Realistic implementation scenarios
Consider a mid-sized distributor using Odoo accounting across three countries with separate banking relationships. One bank offers APIs for balances and payment status, another provides daily statement files, and a third supports outbound payment files only. In this case, a middleware-led Odoo integration architecture is the most practical option. It can normalize inbound transactions, standardize payment status semantics, and present Odoo with a consistent accounting interface despite varied bank capabilities.
In another scenario, a services company uses Odoo for accounting and a treasury platform for cash forecasting and payment approvals. Here, Odoo should not necessarily integrate directly with every bank. Instead, the treasury platform can act as the banking abstraction layer, while Odoo API integration focuses on journal updates, payment outcomes, and reconciliation data. This reduces duplication of banking logic and improves governance over payment controls.
A third scenario involves a fast-growing digital business processing high volumes of customer receipts through payment providers and bank settlement accounts.

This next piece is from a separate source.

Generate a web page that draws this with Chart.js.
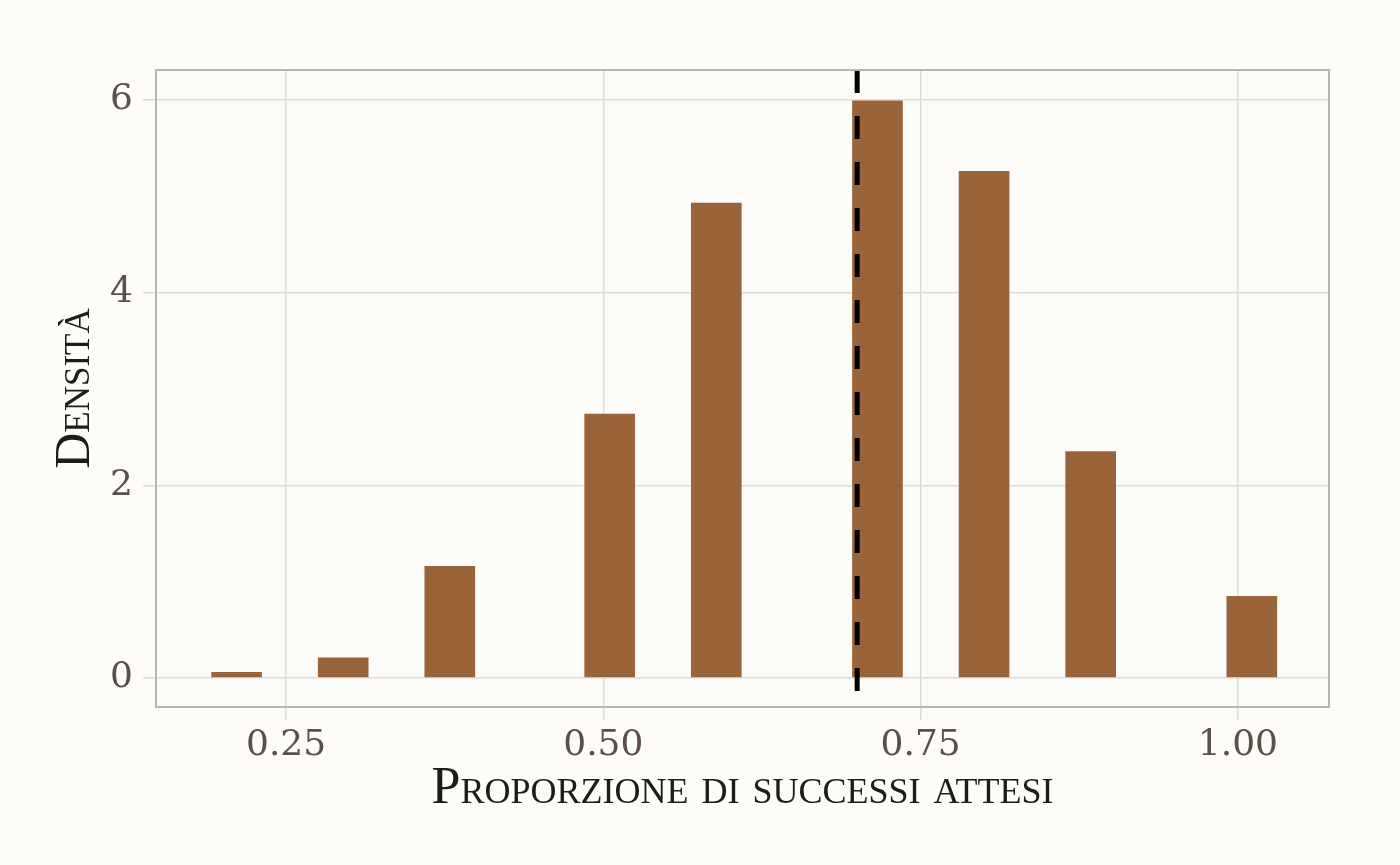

The organization may need event-driven updates for settlement notifications and batch imports for bank statements. A hybrid architecture allows Odoo automation to support timely cash application while preserving controlled accounting close processes.
Implementation roadmap and partner guidance
A successful roadmap usually starts with finance process discovery rather than interface development. Organizations should document banking channels, payment types, reconciliation pain points, compliance obligations, and target service levels. The next step is architecture definition: selecting direct API integration, middleware, or a hybrid model based on current and future interoperability needs. After that, teams should prioritize a minimum viable scope such as statement ingestion and payment status synchronization before expanding into payment initiation, treasury integration, and advanced exception automation.

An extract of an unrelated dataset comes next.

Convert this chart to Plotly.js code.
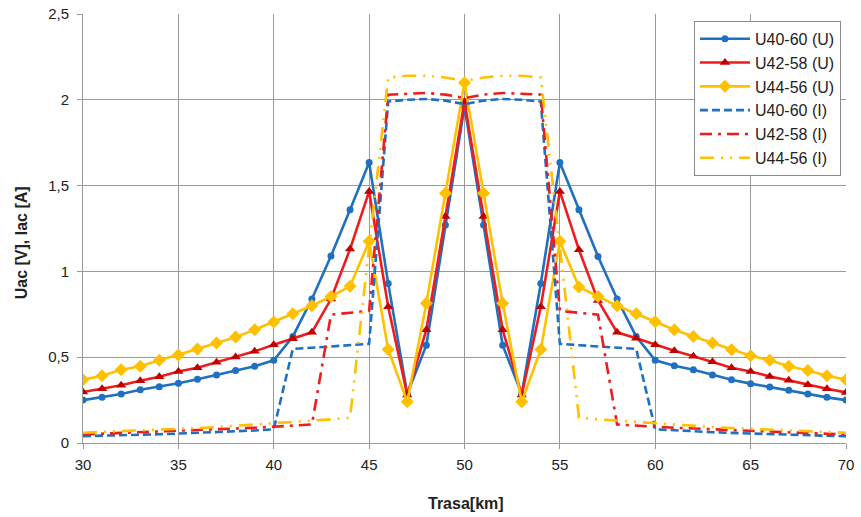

Testing should include more than happy-path validation. Finance integration programs need scenario-based testing for duplicate transactions, partial settlements, reversals, rejected payments, bank downtime, malformed files, and delayed acknowledgments. Cutover planning should also address opening balances, historical statement continuity, and reconciliation ownership during transition. An experienced Odoo implementation partner can help align these technical and operational workstreams so the integration supports real finance outcomes rather than isolated connectivity milestones.
Executive takeaway
The most effective finance ERP integration programs treat banking connectivity as a governed business capability, not a one-time interface project. For organizations using Odoo, the right roadmap balances Odoo API integration, Odoo middleware, workflow synchronization, and cloud deployment choices against finance control requirements and long-term scalability. Executives should prioritize architecture that supports interoperability, resilience, and auditability from the start. That approach reduces manual reconciliation effort, improves cash visibility, and creates a stronger foundation for business process automation across the finance function.